Por Bruno Weber
O mito da bugonia se refere a um antigo ritual mediterrâneo sobre a geração espontânea da vida. Basicamente, leva-se um boi crescido para uma pequena casa de proporções específicas onde ele será espancado até a morte, mas tomando-se cuidado para não derramar sangue. Então cobre-se todos os orifícios do cadáver com linho. As janelas e portas da casa devem ser fechadas com argila. Após três semanas, a casa é aberta. Onze dias depois, apenas os ossos do boi restaram, já que sua carne e sangue transmutaram-se em grandes enxames de abelhas, que agora cobrem as paredes internas da casa. Os insetos teriam nascido do cadáver, daí "bugonia", que se traduziria do grego antigo como "nascido do boi". Absolutamente nada disso é citado em Bugonia, novo filme do diretor Yorgos Lanthimos. Ainda assim, é possível traçar alguns paralelos entre esse antigo ritual e a trama do filme, e não apenas pela proeminente presença de abelhas em ambos.
Remake de Save The Green Planet!, filme coreano de 2003, "Bugonia" traz Emma Stone em sua quarta colaboração com Lanthimos, interpretando Michelle Fuller, CEO de uma grande farmacêutica. A personagem já nos é apresentada como uma figura superhumana, esse espécime da elite capitalista que se sente totalmente confortável numa rotina rigorosa de reuniões, entrevistas, treinos e dieta, sempre exibindo uma fachada de frieza e amabilidade. Mais um avatar do ideal do empreendedorismo do que uma pessoa. Não é a toa que Teddy, interpretado por Jesse Plemons, acredita que ela realmente não seja um ser humano. Teddy é, de várias formas, o oposto de Michelle: um pária, socialmente desconfortável, vivendo isolado numa casinha no meio do mato, se distraindo de seus traumas que vão se revelando no decorrer do filme apenas através da apicultura e de um constante fluxo de podcasts de teorias de conspiração. E após anos de investigações, ele conclui que Michelle faz parte de uma cabala secreta de alienígenas que controlam cada aspecto da vida humana. Tendo apenas a companhia de seu primo Don (Aidan Delbis, brilhante em seu primeiro papel), a quem convence a participar de sua cruzada contra os ETs, Teddy decide contra-atacar, sequestrando Michelle.
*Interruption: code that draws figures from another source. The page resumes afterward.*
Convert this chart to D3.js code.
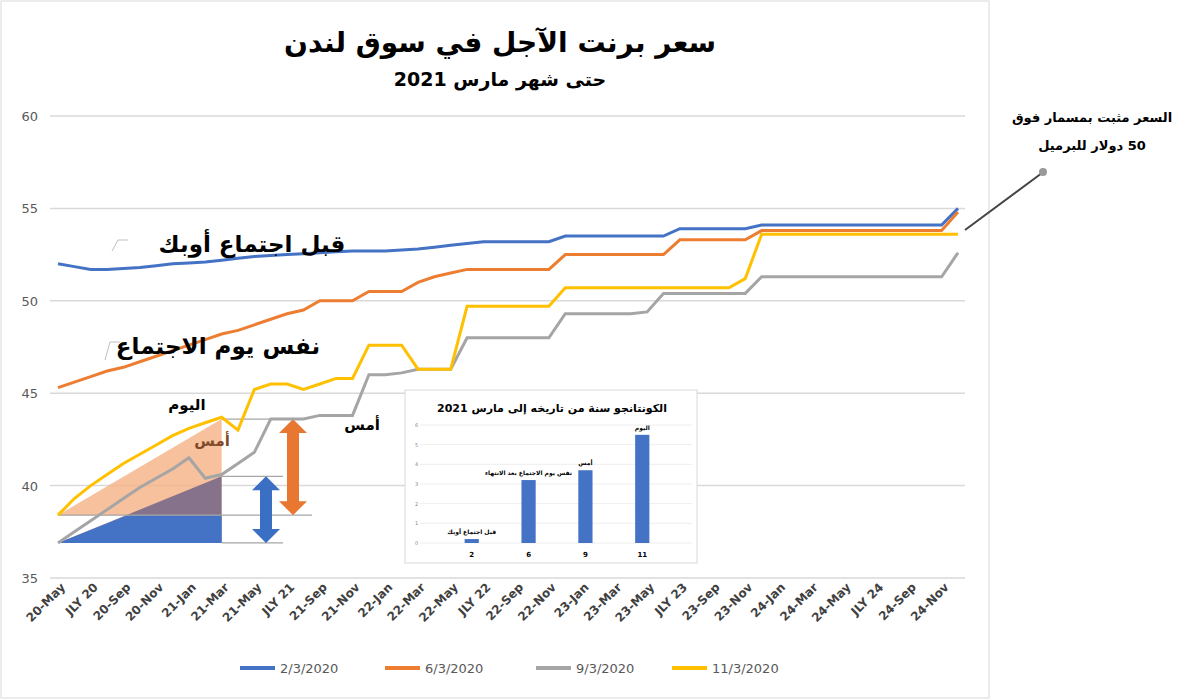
<!DOCTYPE html><html><head><meta charset="utf-8"><script src="https://cdn.jsdelivr.net/npm/d3@7"></script>
<style>body{margin:0;background:#fff}</style></head><body><svg id="c" width="1200" height="700"></svg><script>
const months=[];(function(){const m=["Jan","Feb","Mar","Apr","May","Jun","Jul","Aug","Sep","Oct","Nov","Dec"];let y=20,k=4;for(let i=0;i<56;i++){months.push(m[k]==="Jul"?"JLY "+y:y+"-"+m[k]);k++;if(k===12){k=0;y++;}}})();
const tickLabels=months.filter((d,i)=>i%2===0);
const blue=[52.0,51.85,51.7,51.7,51.75,51.8,51.9,52.0,52.05,52.1,52.2,52.3,52.4,52.45,52.5,52.55,52.6,52.65,52.7,52.7,52.7,52.75,52.8,52.9,53.0,53.1,53.2,53.2,53.2,53.2,53.2,53.5,53.5,53.5,53.5,53.5,53.5,53.5,53.9,53.9,53.9,53.9,53.9,54.1,54.1,54.1,54.1,54.1,54.1,54.1,54.1,54.1,54.1,54.1,54.1,55.0];
const orange=[45.3,45.6,45.9,46.2,46.4,46.7,47.0,47.3,47.6,47.9,48.2,48.4,48.7,49.0,49.3,49.5,50.0,50.0,50.0,50.5,50.5,50.5,51.0,51.3,51.5,51.7,51.7,51.7,51.7,51.7,51.7,52.5,52.5,52.5,52.5,52.5,52.5,52.5,53.3,53.3,53.3,53.3,53.3,53.8,53.8,53.8,53.8,53.8,53.8,53.8,53.8,53.8,53.8,53.8,53.8,54.8];
const gray=[36.9,37.5,38.1,38.7,39.3,39.9,40.4,40.9,41.5,40.4,40.6,41.2,41.8,43.6,43.6,43.6,43.8,43.8,43.8,46.0,46.0,46.1,46.3,46.3,46.3,48.0,48.0,48.0,48.0,48.0,48.0,49.3,49.3,49.3,49.3,49.3,49.4,50.4,50.4,50.4,50.4,50.4,50.4,51.3,51.3,51.3,51.3,51.3,51.3,51.3,51.3,51.3,51.3,51.3,51.3,52.6];
const yellow=[38.4,39.3,40.0,40.6,41.2,41.7,42.2,42.7,43.1,43.4,43.7,43.0,45.2,45.5,45.5,45.2,45.5,45.8,45.8,47.6,47.6,47.6,46.3,46.3,46.3,49.7,49.7,49.7,49.7,49.7,49.7,50.7,50.7,50.7,50.7,50.7,50.7,50.7,50.7,50.7,50.7,50.7,51.2,53.6,53.6,53.6,53.6,53.6,53.6,53.6,53.6,53.6,53.6,53.6,53.6,53.6];
const seriesNames=["2/3/2020","6/3/2020","9/3/2020","11/3/2020"];
const colors=["#4472C4","#ED7D31","#A5A5A5","#FFC000"];
const yTicks=[35,40,45,50,55,60];
const insetCats=["2","6","9","11"];const insetVals=[0.2,3.2,3.7,5.5];
const insetLabels=["قبل اجتماع أوبك","نفس يوم الاجتماع بعد الانتهاء","أمس","اليوم"];
const svg=d3.select("#c");const F="'DejaVu Sans',Arial,sans-serif";
svg.append("rect").attr("x",1).attr("y",1).attr("width",988).attr("height",697).attr("fill","none").attr("stroke","#d9d9d9");
const x=d3.scalePoint().domain(months).range([58,958]);
const y=d3.scaleLinear().domain([35,60]).range([578,116]);
svg.append("g").selectAll("line").data(yTicks).join("line").attr("x1",50).attr("x2",965).attr("y1",d=>y(d)).attr("y2",d=>y(d)).attr("stroke","#d9d9d9").attr("stroke-width",1.5);
svg.append("g").selectAll("text").data(yTicks).join("text").attr("x",38).attr("y",d=>y(d)+5).attr("text-anchor","end").attr("font-family",F).attr("font-size",13).attr("fill","#595959").text(d=>d);
svg.append("g").selectAll("text").data(tickLabels).join("text").attr("transform",d=>`translate(${x(d)+8},${588}) rotate(-45)`).attr("text-anchor","end").attr("font-family",F).attr("font-size",12).attr("font-weight","bold").attr("fill","#404040").text(d=>d);
const X0=x(months[0]),X1=x(months[10]);
const g=svg.append("g");
g.append("polygon").attr("points",[[X0,y(38.4)],[X1,y(43.6)],[X1,y(38.4)]].join(" ")).attr("fill","#F4B183").attr("opacity",0.8);
g.append("polygon").attr("points",[[X0,y(36.9)],[X1,y(40.5)],[X1,y(36.9)]].join(" ")).attr("fill","#7a6a8a").attr("opacity",0.9);
g.append("polygon").attr("points",[[X0,y(36.9)],[X0+70,y(38.4)],[X1,y(38.4)],[X1,y(36.9)]].join(" ")).attr("fill","#4472C4");
[[X1,283,40.5],[X0,312,38.4],[X1,283,36.9],[X1,300,43.6]].forEach(a=>g.append("line").attr("x1",a[0]).attr("x2",a[1]).attr("y1",y(a[2])).attr("y2",y(a[2])).attr("stroke","#a6a6a6").attr("stroke-width",1.2));
function darrow(cx,v1,v2,col){const t=y(v2),b=y(v1),w=6,h=14;g.append("polygon").attr("points",[[cx,t],[cx+14,t+h],[cx+w,t+h],[cx+w,b-h],[cx+14,b-h],[cx,b],[cx-14,b-h],[cx-w,b-h],[cx-w,t+h],[cx-14,t+h]].join(" ")).attr("fill",col);}
darrow(266,36.9,40.5,"#3A6FC4");darrow(293,38.4,43.6,"#E87731");
const line=d3.line().x((d,i)=>x(months[i])).y(d=>y(d));
[blue,orange,gray,yellow].forEach((s,i)=>svg.append("path").datum(s).attr("d",line).attr("fill","none").attr("stroke",colors[i]).attr("stroke-width",3));
function T(t,xx,yy,s,col,anchor){return svg.append("text").attr("x",xx).attr("y",yy).attr("font-family",F).attr("font-weight","bold").attr("font-size",s).attr("fill",col||"#000").attr("text-anchor",anchor||"middle").attr("direction","rtl").text(t);}
T("سعر برنت الآجل في سوق لندن",500,52,28);
T("حتى شهر مارس 2021",500,86,19);
T("قبل اجتماع أوبك",252,252,23);
T("نفس يوم الاجتماع",218,354,23);
T("اليوم",187,410,15);T("أمس",212,446,15,"#7f4a2a");T("أمس",362,430,15);
svg.append("path").attr("d","M112,251 L118,240 L128,240").attr("stroke","#bfbfbf").attr("fill","none");
svg.append("path").attr("d","M105,360 L110,342 L120,342").attr("stroke","#bfbfbf").attr("fill","none");
T("السعر مثبت بمسمار فوق",1092,122,13);T("50 دولار للبرميل",1092,150,13);
svg.append("line").attr("x1",965).attr("y1",230).attr("x2",1042).attr("y2",173).attr("stroke","#444").attr("stroke-width",2);
svg.append("circle").attr("cx",1043).attr("cy",172).attr("r",4).attr("fill","#999");
const lx=[240,385,536,672];
seriesNames.forEach((n,i)=>{svg.append("line").attr("x1",lx[i]).attr("x2",lx[i]+35).attr("y1",668).attr("y2",668).attr("stroke",colors[i]).attr("stroke-width",4);
svg.append("text").attr("x",lx[i]+40).attr("y",673).attr("font-family",F).attr("font-size",13).attr("fill","#595959").text(n);});
const ig=svg.append("g");
ig.append("rect").attr("x",405).attr("y",390).attr("width",292).attr("height",173).attr("fill","#fff").attr("stroke","#d9d9d9");
T("الكونتانجو سنة من تاريخه إلى مارس 2021",552,412,11);
const ix=d3.scaleBand().domain(insetCats).range([422,692]).padding(0.75);
const iy=d3.scaleLinear().domain([0,6]).range([543,425]);
ig.selectAll("line.g").data(d3.range(0,7)).join("line").attr("x1",420).attr("x2",692).attr("y1",d=>iy(d)).attr("y2",d=>iy(d)).attr("stroke","#eee");
ig.selectAll("text.t").data(d3.range(0,7)).join("text").attr("x",415).attr("y",d=>iy(d)+2).attr("font-size",5).attr("fill","#888").attr("font-family",F).text(d=>d);
ig.selectAll("rect.b").data(insetVals).join("rect").attr("x",(d,i)=>ix(insetCats[i])).attr("y",d=>iy(d)).attr("width",ix.bandwidth()).attr("height",d=>iy(0)-iy(d)).attr("fill","#4472C4");
ig.selectAll("text.c").data(insetCats).join("text").attr("x",d=>ix(d)+ix.bandwidth()/2).attr("y",557).attr("text-anchor","middle").attr("font-size",7).attr("font-weight","bold").attr("font-family",F).text(d=>d);
insetLabels.forEach((l,i)=>T(l,ix(insetCats[i])+ix.bandwidth()/2,iy(insetVals[i])-5,6));
</script></body></html>
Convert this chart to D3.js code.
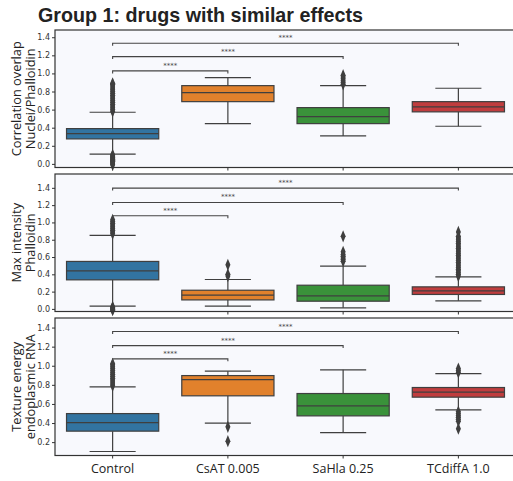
<!DOCTYPE html>
<html>
<head>
<meta charset="utf-8">
<script src="https://cdn.jsdelivr.net/npm/d3@7"></script>
<style>
  body { margin: 0; background: #fff; }
  svg { display: block; font-family: "Open Sans", sans-serif; }
</style>
</head>
<body>
<div id="chart"></div>
<script>
const categories = ["Control", "CsAT 0.005", "SaHla 0.25", "TCdiffA 1.0"];

// box stats per category: [whisker low, q1, median, q3, whisker high]
const corrStats = [
  [0.107, 0.276, 0.335, 0.39, 0.571],
  [0.445, 0.688, 0.788, 0.865, 0.954],
  [0.309, 0.445, 0.523, 0.622, 0.865],
  [0.416, 0.575, 0.63, 0.688, 0.836]
];
const corrOutliers = [
  [0.58, 0.60, 0.62, 0.64, 0.66, 0.68, 0.70, 0.72, 0.74, 0.76, 0.78, 0.80, 0.82, 0.84, 0.86, 0.88, 0.89,
   0.10, 0.09, 0.08, 0.07, 0.06, 0.05, 0.04, 0.03, 0.02, 0.01, 0.0, -0.01],
  [],
  [0.88, 0.90, 0.92, 0.94, 0.96, 0.98],
  []
];

const maxStats = [
  [0.031, 0.336, 0.44, 0.549, 0.85],
  [0.031, 0.104, 0.159, 0.216, 0.34],
  [0.012, 0.089, 0.15, 0.274, 0.494],
  [0.093, 0.167, 0.208, 0.255, 0.37]
];
const maxOutliers = [
  [0.87, 0.89, 0.91, 0.93, 0.95, 0.97, 0.99, 1.01, 1.03,
   0.025, 0.015, 0.005, -0.005, -0.015],
  [0.38, 0.40, 0.51],
  [0.55, 0.57, 0.59, 0.61, 0.63, 0.66, 0.84],
  [0.38, 0.40, 0.42, 0.44, 0.46, 0.48, 0.50, 0.52, 0.54, 0.56, 0.58, 0.60, 0.62, 0.64, 0.66, 0.68,
   0.70, 0.72, 0.74, 0.76, 0.78, 0.80, 0.82, 0.84, 0.89]
];

const textureStats = [
  [0.102, 0.315, 0.405, 0.499, 0.779],
  [0.399, 0.685, 0.855, 0.897, 0.943],
  [0.30, 0.475, 0.58, 0.709, 0.957],
  [0.538, 0.671, 0.724, 0.772, 0.918]
];
const textureOutliers = [
  [0.79, 0.81, 0.83, 0.85, 0.87, 0.89, 0.91, 0.93, 0.95, 0.97, 0.99, 1.01, 1.02],
  [0.36, 0.21],
  [],
  [0.93, 0.95, 0.97, 0.52, 0.50, 0.48, 0.46, 0.44, 0.42, 0.34]
];

// significance bracket heights (Control vs CsAT, SaHla, TCdiffA)
const corrBrackets = [1.028, 1.186, 1.334];
const maxBrackets = [1.077, 1.231, 1.397];
const textureBrackets = [1.072, 1.211, 1.358];
const sigLabels = ["****", "****", "****"];

const corrTicks = [0.0, 0.2, 0.4, 0.6, 0.8, 1.0, 1.2, 1.4];
const maxTicks = [0.0, 0.2, 0.4, 0.6, 0.8, 1.0, 1.2, 1.4];
const textureTicks = [0.2, 0.4, 0.6, 0.8, 1.0, 1.2, 1.4];

const palette = ["#3274a1", "#e1812c", "#3a923a", "#c03d3e"];

const panels = [
  { label: ["Correlation overlap", "Nuclei/Phalloidin"], stats: corrStats, outliers: corrOutliers,
    brackets: corrBrackets, ticks: corrTicks, domain: [-0.04, 1.48] },
  { label: ["Max intensity", "Phalloidin"], stats: maxStats, outliers: maxOutliers,
    brackets: maxBrackets, ticks: maxTicks, domain: [-0.03, 1.56] },
  { label: ["Texture energy", "endoplasmic RNA"], stats: textureStats, outliers: textureOutliers,
    brackets: textureBrackets, ticks: textureTicks, domain: [0.06, 1.50] }
];

const width = 513, height = 481;
const left = 55, right = 516;
const panelTop = [30, 174, 318];
const panelH = 137.5;
const edge = "#3f3f3f";

const svg = d3.select("#chart").append("svg")
  .attr("width", width)
  .attr("height", height);

svg.append("text")
  .attr("x", 38).attr("y", 22)
  .attr("font-family", "Liberation Sans, Arial, sans-serif")
  .attr("font-weight", "bold")
  .attr("font-size", 19.7)
  .attr("fill", "#222")
  .text("Group 1: drugs with similar effects");

const x = d3.scaleBand().domain(categories).range([left, right]).padding(0);
const boxW = x.bandwidth() * 0.8;
const capW = boxW / 2;
const diamond = d3.symbol().type(d3.symbolDiamond).size(22);

panels.forEach((p, pi) => {
  const top = panelTop[pi];
  const y = d3.scaleLinear().domain(p.domain).range([top + panelH, top]);
  const g = svg.append("g");

  g.append("rect")
    .attr("x", left).attr("y", top)
    .attr("width", right - left).attr("height", panelH)
    .attr("fill", "#f8f9fd");

  // y axis
  const yAxis = g.append("g")
    .attr("transform", `translate(${left},0)`)
    .call(d3.axisLeft(y).tickValues(p.ticks).tickFormat(d3.format(".1f")).tickSize(3).tickPadding(2));
  yAxis.select(".domain").remove();
  yAxis.selectAll("text").attr("font-size", 8).attr("fill", "#333").attr("font-family", "DejaVu Sans, sans-serif");
  yAxis.selectAll("line").attr("stroke", "#333");

  // x axis ticks
  const xAxis = g.append("g")
    .attr("transform", `translate(0,${top + panelH})`)
    .call(d3.axisBottom(x).tickSize(3).tickFormat(pi === 2 ? null : ""));
  xAxis.select(".domain").remove();
  xAxis.selectAll("line").attr("stroke", "#333");
  xAxis.selectAll("text").attr("font-size", 12.5).attr("fill", "#222")
    .attr("font-family", "Open Sans, sans-serif").attr("dy", "0.95em");

  // y label
  const cy = top + panelH / 2;
  p.label.forEach((t, li) => {
    g.append("text")
      .attr("transform", `translate(${21 + li * 13.5},${cy}) rotate(-90)`)
      .attr("text-anchor", "middle")
      .attr("font-size", 12.8)
      .attr("fill", "#222")
      .text(t);
  });

  // boxes
  categories.forEach((c, ci) => {
    const [lo, q1, med, q3, hi] = p.stats[ci];
    const cx = x(c) + x.bandwidth() / 2;
    g.append("line").attr("x1", cx).attr("x2", cx).attr("y1", y(q3)).attr("y2", y(hi))
      .attr("stroke", edge).attr("stroke-width", 1.2);
    g.append("line").attr("x1", cx).attr("x2", cx).attr("y1", y(q1)).attr("y2", y(lo))
      .attr("stroke", edge).attr("stroke-width", 1.2);
    [lo, hi].forEach(v => {
      g.append("line").attr("x1", cx - capW / 2).attr("x2", cx + capW / 2)
        .attr("y1", y(v)).attr("y2", y(v))
        .attr("stroke", edge).attr("stroke-width", 1.2);
    });
    g.append("rect")
      .attr("x", cx - boxW / 2).attr("y", y(q3))
      .attr("width", boxW).attr("height", y(q1) - y(q3))
      .attr("fill", palette[ci]).attr("stroke", edge).attr("stroke-width", 1.2);
    g.append("line").attr("x1", cx - boxW / 2).attr("x2", cx + boxW / 2)
      .attr("y1", y(med)).attr("y2", y(med))
      .attr("stroke", edge).attr("stroke-width", 1.2);
    g.selectAll(null).data(p.outliers[ci]).join("path")
      .attr("d", diamond)
      .attr("transform", d => `translate(${cx},${y(d)}) scale(1,1.4)`)
      .attr("fill", edge);
  });

  // significance brackets
  const x0 = x(categories[0]) + x.bandwidth() / 2;
  p.brackets.forEach((b, bi) => {
    const x1 = x(categories[bi + 1]) + x.bandwidth() / 2;
    const yb = y(b);
    g.append("path")
      .attr("d", `M${x0},${yb + 2.5}V${yb}H${x1}V${yb + 2.5}`)
      .attr("fill", "none")
      .attr("stroke", "#444")
      .attr("stroke-width", 1.1);
    g.append("text")
      .attr("x", (x0 + x1) / 2).attr("y", yb - 3)
      .attr("text-anchor", "middle")
      .attr("font-size", 7)
      .attr("fill", "#444")
      .attr("font-family", "DejaVu Sans, sans-serif")
      .text(sigLabels[bi]);
  });

  // frame
  g.append("rect")
    .attr("x", left).attr("y", top)
    .attr("width", right - left).attr("height", panelH)
    .attr("fill", "none").attr("stroke", "#333").attr("stroke-width", 1.2);
});
</script>
</body>
</html>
Presa no porão de Teddy, Michelle se transforma no receptáculo de todas as suas crenças e obsessões. Seu cabelo é raspado, para evitar que ela se comunique com suas nave mãe. Ela é forçada a sempre se lambuzar de hidratante, para diminuir seus poderes mentais. E após algum tempo, a tortura com choque elétrico começa. Aos olhos de Don - que até questiona as crenças de seu primo, mas se mantém fiel pela dependência emocional que tem por ele - esse jogo de captor e prisioneira entre Teddy e Michelle revela cada vez mais sobre o verdadeiro caráter de ambos. Se Michelle tenta aos poucos ceder aos delírios de Teddy, seja como estratégia para negociar ou como uma rendição ao absurdo de sua situação, ela ainda não consegue disfarçar o desprezo que sente pelos seus captores e o lugar que ela acredita que eles mantém na hierarquia: eles são perdedores, enquanto ela é uma vencedora. Mas é Teddy, que em certo momento conta que passou anos vagando entre vários movimentos e ideologias, do marxismo à extrema-direita, e somente encontrou sentido quando se jogou na mais absurda das fantasias conspiratórias, que ilustra bem a sensação de desconforto e paranoia das últimas duas décadas. É uma sensação da qual todos nós compartilhamos um pouco, mas que levou à ascensão de grupos como os antivacina, os incels e os terraplanistas. Pessoas que tem alguma percepção de que estão sendo enganadas, que o mundo não funciona como deveria, mas que não conseguem investigar as causas reais disso.
Com sua habitual abordagem que apela ao absurdo e ao desconforto, oscilando entre o horror físico e a comédia, Lanthimos cria em "Bugonia" um perfeito tratado do mundo atual, das fake news e dos fatos alternativos, onde a verdade é cada vez mais tratada como subjetiva. Assim, mesmo que Teddy afirme que seu objetivo ao sequestrar Michelle é o de contatar os alienígenas para negociar a liberdade da raça humana, tornando-se assim seu salvador, seu verdadeiro desejo é muito mais religioso. Ele quer manifestar a realidade na qual suas crenças fazem sentido, na qual toda a sua dor não foi em vão. De certa forma, ele faz de Michelle o boi no ritual da bugonia.